Welcome to the 31 Days of Horror Redux, a month-long celebration of genre filmmaking. Last time around, I made the recommendations. This time, I will be watching 31 days of films that are completely new to me. I hope you will join me on this journey of discovery.
Day 2: Nightbitch, directed by Marielle Heller
Amy Adams can truly do anything. I knew that before I caught the West Coast premiere of Nightbitch last night at the Aero Theatre in Santa Monica. But, in this film, she is asked to do everything, and she carries it off without stepping wrong once. One hopes the film catches on with audiences and perhaps even Oscars voters but, more importantly, with the industry.
Adams has not had the kind of career of late befitting the star of Arrival, Doubt, and Enchanted. She’s wasted as Lois Lane in the DC Extended Universe. Dear Evan Hansen is a misfire on many levels. And, the less said about Hillbilly Elegy in our current moment, the better. The last time she truly got to shine was in 2018’s Vice, but even that is a supporting role. So, if nothing else, Nightbitch puts a spotlight on an actress who deserves it.
As for the film, I am more mixed. I appreciate large swathes of the message, and I think this is a story worth existing in the world. But, it already exists in the world in the form of the bestselling novel on which this film is based, and Heller’s script does not quite do enough to justify the shift in medium.

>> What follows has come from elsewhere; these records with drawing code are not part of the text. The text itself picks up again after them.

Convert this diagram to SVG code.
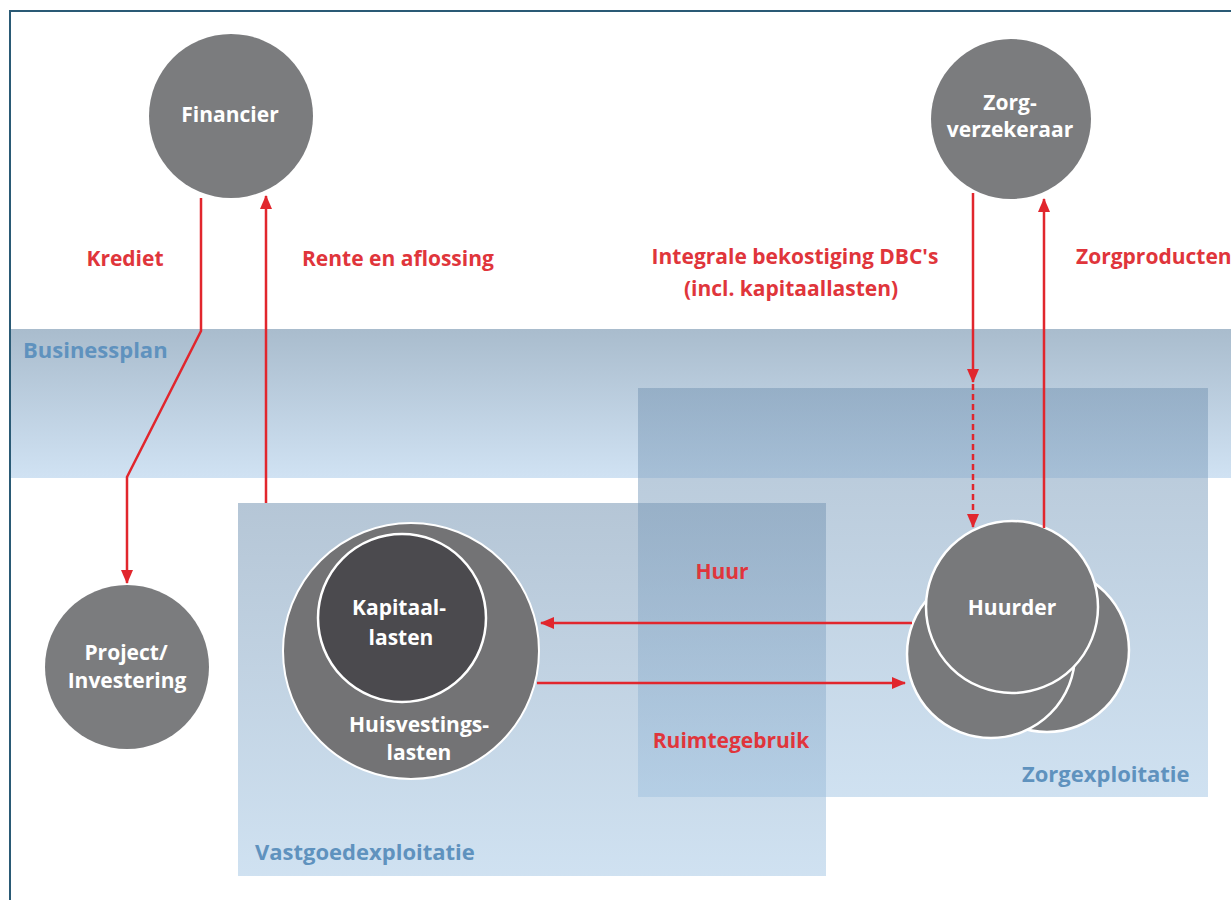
<svg xmlns="http://www.w3.org/2000/svg" width="1231" height="900" viewBox="0 0 1231 900">
<defs>
<linearGradient id="band" x1="0" y1="0" x2="0" y2="1">
<stop offset="0" stop-color="#a9bccd"/>
<stop offset="1" stop-color="#d0e2f3"/>
</linearGradient>
<linearGradient id="zone" x1="0" y1="0" x2="0" y2="1">
<stop offset="0" stop-color="#7b99b6" stop-opacity="0.56"/>
<stop offset="1" stop-color="#aacae6" stop-opacity="0.56"/>
</linearGradient>
<marker id="ah" viewBox="0 0 14 12" refX="13" refY="6" markerWidth="14" markerHeight="12" markerUnits="userSpaceOnUse" orient="auto">
<path d="M0,0 L14,6 L0,12 Z" fill="#e1262d"/>
</marker>
</defs>
<style>
.node{fill:#7b7c7e}
.wl{font-family:"Open Sans","Noto Sans",sans-serif;font-weight:700;font-size:21px;fill:#ffffff;text-anchor:middle}
.rl{font-family:"Open Sans","Noto Sans",sans-serif;font-weight:700;font-size:21px;fill:#e0353b}
.bl{font-family:"Open Sans","Noto Sans",sans-serif;font-weight:700;font-size:22px;fill:#5f92be}
.conn{fill:none;stroke:#e1262d;stroke-width:2.5}
</style>
<rect x="0" y="0" width="1231" height="900" fill="#ffffff"/>
<g id="frame" fill="none" stroke="#2a5a75" stroke-width="2">
<path d="M10,900 L10,11 L1231,11"/>
</g>
<g id="businessplan">
<rect x="11" y="329" width="1220" height="149" fill="url(#band)"/>
<text class="bl" x="23" y="358">Businessplan</text>
</g>
<g id="zorgexploitatie">
<rect x="638" y="388" width="570" height="409" fill="url(#zone)"/>
<text class="bl" x="1022" y="782">Zorgexploitatie</text>
</g>
<g id="vastgoedexploitatie">
<rect x="238" y="503" width="588" height="373" fill="url(#zone)"/>
<text class="bl" x="255" y="860">Vastgoedexploitatie</text>
</g>
<g id="financier">
<circle class="node" cx="231" cy="116" r="82"/>
<text class="wl" x="230" y="122">Financier</text>
</g>
<g id="zorgverzekeraar">
<circle class="node" cx="1011" cy="119" r="80"/>
<text class="wl" x="1010" y="110">Zorg-</text>
<text class="wl" x="1010" y="137">verzekeraar</text>
</g>
<g id="project">
<circle class="node" cx="127" cy="667" r="82"/>
<text class="wl" x="126" y="660">Project/</text>
<text class="wl" x="127" y="688">Investering</text>
</g>
<g id="huisvestingslasten">
<circle cx="411" cy="651" r="128" fill="#737375" stroke="#ffffff" stroke-width="2"/>
<text class="wl" x="419" y="732">Huisvestings-</text>
<text class="wl" x="419" y="760">lasten</text>
</g>
<g id="kapitaallasten">
<circle cx="402" cy="618" r="84" fill="#4b4a4e" stroke="#ffffff" stroke-width="2.5"/>
<text class="wl" x="399" y="615">Kapitaal-</text>
<text class="wl" x="401" y="645">lasten</text>
</g>
<g id="huurder">
<circle cx="1047" cy="650" r="82" fill="#78797b" stroke="#ffffff" stroke-width="2.5"/>
<circle cx="991" cy="654" r="84" fill="#78797b" stroke="#ffffff" stroke-width="2.5"/>
<circle cx="1012" cy="607" r="86" fill="#78797b" stroke="#ffffff" stroke-width="2.5"/>
<text class="wl" x="1012" y="615">Huurder</text>
</g>
<g id="connectors">
<path class="conn" d="M201,198 L201,331 L127,477 L127,583" marker-end="url(#ah)"/>
<path class="conn" d="M266,503 L266,196" marker-end="url(#ah)"/>
<path class="conn" d="M973,193 L973,382" marker-end="url(#ah)"/>
<path class="conn" d="M973,384 L973,527" stroke-dasharray="6,4" marker-end="url(#ah)"/>
<path class="conn" d="M1044,528 L1044,199" marker-end="url(#ah)"/>
<path class="conn" d="M912,623 L541,623" marker-end="url(#ah)"/>
<path class="conn" d="M537,683 L905,683" marker-end="url(#ah)"/>
</g>
<g id="labels">
<text class="rl" x="125" y="266" text-anchor="middle">Krediet</text>
<text class="rl" x="302" y="266">Rente en aflossing</text>
<text class="rl" x="795" y="264" text-anchor="middle">Integrale bekostiging DBC's</text>
<text class="rl" x="791" y="296" text-anchor="middle">(incl. kapitaallasten)</text>
<text class="rl" x="1076" y="264">Zorgproducten</text>
<text class="rl" x="722" y="579" text-anchor="middle">Huur</text>
<text class="rl" x="731" y="748" text-anchor="middle">Ruimtegebruik</text>
</g>
</svg>
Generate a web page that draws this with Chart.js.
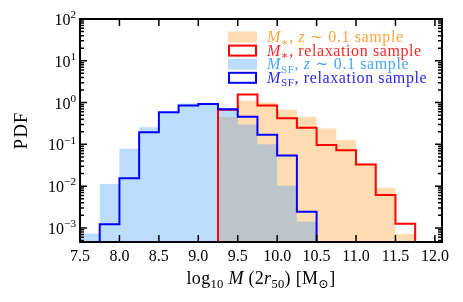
<!DOCTYPE html>
<html lang="en">
<head>
<meta charset="UTF-8">
<title>Aperture mass PDF</title>
<script src="https://cdn.jsdelivr.net/npm/chart.js"></script>
<style>
  html, body { margin: 0; padding: 0; background: #fff; }
  #wrap { width: 463px; height: 302px; }
</style>
</head>
<body>
<div id="wrap"><canvas id="pdfChart"></canvas></div>
<script>
// bin edges, log10 M, 0.25 dex wide
const binEdges = [7.5, 7.75, 8.0, 8.25, 8.5, 8.75, 9.0, 9.25, 9.5, 9.75, 10.0, 10.25, 10.5, 10.75, 11.0, 11.25, 11.5, 11.75];

// PDF per bin (null = empty bin)
const mStarAll   = [null, null, null, null, null, null, null, 0.45, 1.1, 1.0, 0.67, 0.46, 0.24, 0.127, 0.035, 0.0091, 0.00071];
const mStarRelax = [null, null, null, null, null, null, null, 0.67, 1.55, 0.85, 0.42, 0.25, 0.097, 0.072, 0.033, 0.0061, 0.00126];
const mSfAll     = [0.00073, 0.0112, 0.078, 0.257, 0.60, 0.95, 0.97, 0.71, 0.30, 0.10, 0.0102, 0.0014, null, null, null, null, null];
const mSfRelax   = [null, 0.00123, 0.0154, 0.195, 0.59, 0.85, 0.93, 0.69, 0.46, 0.17, 0.054, 0.00244, null, null, null, null, null];

const xTicks = [7.5, 8.0, 8.5, 9.0, 9.5, 10.0, 10.5, 11.0, 11.5, 12.0];
const yDecades = [-3, -2, -1, 0, 1, 2];

const Y_MIN = 4.6e-4, Y_MAX = 100;
const SERIF = '"Liberation Serif", "DejaVu Serif", serif';

// turn bin values into a closed step outline (drops to the floor at both ends)
function stepPoints(vals) {
  let first = vals.findIndex(v => v != null);
  let last = vals.length - 1;
  while (vals[last] == null) last--;
  const pts = [{ x: binEdges[first], y: Y_MIN / 10 }];
  for (let i = first; i <= last; i++) pts.push({ x: binEdges[i], y: vals[i] });
  pts.push({ x: binEdges[last + 1], y: Y_MIN / 10 });
  return pts;
}

// text made of pieces (italic / sub / sup)
function setFont(ctx, s, size, spacing) {
  const sz = (s.sub || s.sup) ? size * 0.7 : size;
  ctx.font = (s.it ? 'italic ' : '') + sz + 'px ' + SERIF;
  ctx.letterSpacing = (spacing || 0) + 'px';
}
function richWidth(ctx, segs, size, spacing) {
  let w = 0;
  segs.forEach(s => { setFont(ctx, s, size, spacing); w += ctx.measureText(s.t).width; });
  ctx.letterSpacing = '0px';
  return w;
}
function drawRich(ctx, x, y, segs, size, color, spacing) {
  ctx.fillStyle = color;
  ctx.textBaseline = 'alphabetic';
  ctx.textAlign = 'left';
  segs.forEach(s => {
    setFont(ctx, s, size, spacing);
    const dy = s.sub ? size * 0.22 : (s.sup ? -size * 0.42 : 0);
    ctx.fillText(s.t, x, y + dy);
    x += ctx.measureText(s.t).width;
  });
  ctx.letterSpacing = '0px';
}

const legendItems = [
  { fill: 'rgba(255,140,0,0.3)', stroke: null, color: '#ffa640',
    segs: [{ t: 'M', it: true }, { t: '∗', sub: true }, { t: ', ' }, { t: 'z', it: true }, { t: ' ∼ 0.1 sample' }] },
  { fill: '#fff', stroke: '#ff0000', color: '#f42a2a',
    segs: [{ t: 'M', it: true }, { t: '∗', sub: true }, { t: ', relaxation sample' }] },
  { fill: 'rgba(30,144,255,0.3)', stroke: null, color: '#4aa6f6',
    segs: [{ t: 'M', it: true }, { t: 'SF', sub: true }, { t: ', ' }, { t: 'z', it: true }, { t: ' ∼ 0.1 sample' }] },
  { fill: '#fff', stroke: '#0000ff', color: '#2b2bea',
    segs: [{ t: 'M', it: true }, { t: 'SF', sub: true }, { t: ', relaxation sample' }] }
];

const framePlugin = {
  id: 'frame',
  afterDraw(chart) {
    const ctx = chart.ctx;
    const a = chart.chartArea;
    const xs = chart.scales.x, ys = chart.scales.y;
    ctx.save();
    ctx.strokeStyle = '#000';

    // inward ticks, all four sides
    ctx.lineWidth = 1.5;
    ctx.beginPath();
    xTicks.forEach(v => {
      const px = xs.getPixelForValue(v);
      ctx.moveTo(px, a.bottom); ctx.lineTo(px, a.bottom - 7);
      ctx.moveTo(px, a.top); ctx.lineTo(px, a.top + 7);
    });
    for (let d = -4; d <= 2; d++) {
      for (let m = 1; m <= 9; m++) {
        const v = m * Math.pow(10, d);
        if (v < Y_MIN || v > Y_MAX) continue;
        const py = ys.getPixelForValue(v);
        const len = m === 1 ? 7 : 4;
        ctx.moveTo(a.left, py); ctx.lineTo(a.left + len, py);
        ctx.moveTo(a.right, py); ctx.lineTo(a.right - len, py);
      }
    }
    ctx.stroke();

    // frame
    ctx.lineWidth = 2;
    ctx.strokeRect(a.left, a.top, a.right - a.left, a.bottom - a.top);

    // y tick labels 10^n
    yDecades.forEach(n => {
      const py = ys.getPixelForValue(Math.pow(10, n));
      const segs = [{ t: '10' }, { t: n < 0 ? '−' + (-n) : String(n), sup: true }];
      const w = richWidth(ctx, segs, 16);
      drawRich(ctx, a.left - 4 - w, py + 6, segs, 16, '#000');
    });

    // axis titles
    const xt = [{ t: 'log' }, { t: '10', sub: true }, { t: ' ' }, { t: 'M', it: true }, { t: ' (2' }, { t: 'r', it: true }, { t: '50', sub: true }, { t: ') [M' }, { t: '⊙', sub: true }, { t: ']' }];
    const xw = richWidth(ctx, xt, 18, 0.3);
    drawRich(ctx, (a.left + a.right) / 2 - xw / 2, 284, xt, 18, '#000', 0.3);

    ctx.save();
    ctx.translate(27, (a.top + a.bottom) / 2);
    ctx.rotate(-Math.PI / 2);
    ctx.font = '19px ' + SERIF;
    ctx.letterSpacing = '1px';
    ctx.fillStyle = '#000';
    ctx.textAlign = 'center';
    ctx.textBaseline = 'alphabetic';
    ctx.fillText('PDF', 0, 0);
    ctx.restore();

    // legend
    legendItems.forEach((it, i) => {
      const cy = 37 + i * 13.6;
      if (it.stroke) {
        ctx.fillStyle = it.fill;
        ctx.fillRect(229, cy - 5, 27, 10);
        ctx.lineWidth = 2;
        ctx.strokeStyle = it.stroke;
        ctx.strokeRect(229, cy - 5, 27, 10);
      } else {
        ctx.fillStyle = it.fill;
        ctx.fillRect(228, cy - 5.5, 29, 11);
      }
      drawRich(ctx, 267, cy + 5, it.segs, 16, it.color, 0.6);
    });
    ctx.restore();
  }
};

new Chart(document.getElementById('pdfChart'), {
  type: 'line',
  data: {
    datasets: [
      { label: 'M*, z~0.1 sample', data: stepPoints(mStarAll), stepped: 'before',
        borderWidth: 0, borderColor: 'rgba(0,0,0,0)', backgroundColor: 'rgba(255,140,0,0.3)',
        fill: 'start', pointRadius: 0, order: 4 },
      { label: 'M_SF, z~0.1 sample', data: stepPoints(mSfAll), stepped: 'before',
        borderWidth: 0, borderColor: 'rgba(0,0,0,0)', backgroundColor: 'rgba(30,144,255,0.3)',
        fill: 'start', pointRadius: 0, order: 3 },
      { label: 'M*, relaxation sample', data: stepPoints(mStarRelax), stepped: 'before',
        borderWidth: 2, borderColor: '#ff0000', fill: false, pointRadius: 0, order: 2 },
      { label: 'M_SF, relaxation sample', data: stepPoints(mSfRelax), stepped: 'before',
        borderWidth: 2, borderColor: '#0000ff', fill: false, pointRadius: 0, order: 1 }
    ]
  },
  options: {
    responsive: true,
    maintainAspectRatio: false,
    animation: false,
    devicePixelRatio: 1,
    layout: { padding: { top: 19, right: 21, left: 0, bottom: 0 } },
    plugins: { legend: { display: false }, tooltip: { enabled: false } },
    scales: {
      x: {
        type: 'linear', min: 7.5, max: 12.09,
        afterBuildTicks: s => { s.ticks = xTicks.map(v => ({ value: v })); },
        afterFit: s => { s.height = 60; },
        grid: { display: false, drawTicks: false },
        border: { display: false },
        ticks: { font: { family: SERIF, size: 16 }, color: '#000', padding: 5,
                 maxRotation: 0, autoSkip: false, callback: v => v.toFixed(1) }
      },
      y: {
        type: 'logarithmic', min: Y_MIN, max: Y_MAX,
        afterFit: s => { s.width = 80; },
        grid: { display: false, drawTicks: false },
        border: { display: false },
        ticks: { display: false }
      }
    }
  },
  plugins: [framePlugin]
});
</script>
</body>
</html>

Between the voiceover narration and the lengthy to-camera monologues, there are sections of the movie that feel more like reading a book – or having a book read to you – than watching a film.
The major area where the film stands out as a punchy visual experience is in the editing and the way Heller designs sequences to emphasize the monotony of motherhood and how that monotony can build into its own kind of horror. The filmmaker communicates fully the soul-sucking nature of completing the same tasks day in and day out and the Sisyphean nature of raising a child – it feels neverending. These are the film’s best passages.
Thematically, Nightbitch wears its heart on its sleeve, and that’s mostly fine. Adams delivers several speeches about the pressures and expectations of being a mother, the failure of government and society to support families, and the pain and difficulty of balancing the needs of the self with those of this person you have brought into the world. All of these speeches are a little on the nose, but they all basically land because Adams delivers them with the necessary blend of self-awareness and emotional heft.
If you are unfamiliar with the plot of the film, it is about a harried stay-at-home mom (Adams) who believes she may be turning into a literal dog. I appreciated the ways in which the body horror elements are woven into the film and how the story does not treat the character’s concerns as irrational. Rather, it explores them through the lens of the mysticism and power inherent in all women. “You ever feel like the big secret is: We are gods?” Adams’ character proposes to the other mothers at a toddler book club. The movie agrees with this premise, and it does the work to bring you over to its side.
Where it falls flat is in its lack of specifics. The Adams character is designed to be everything to every woman, so much so that the story fails to dig very deeply into this one woman. The biggest flaw in the film is the way it fails to examine the main character’s privilege as an upper-class white woman whose family can afford to live on a single income. Heller’s film cannot critique this particular milieu because to do so would be to critique all of the women Adams is meant to be speaking for. If the film were more targeted, it could bear out such a critique without losing any of its feminist power.
Nightbitch is a good film with its heart in the right place and a great performance from its lead, but it is rough around the edges. Where it fits into a month of horror is a little suspect, too, but it is essentially a werewolf movie, and in my book, that’s close enough.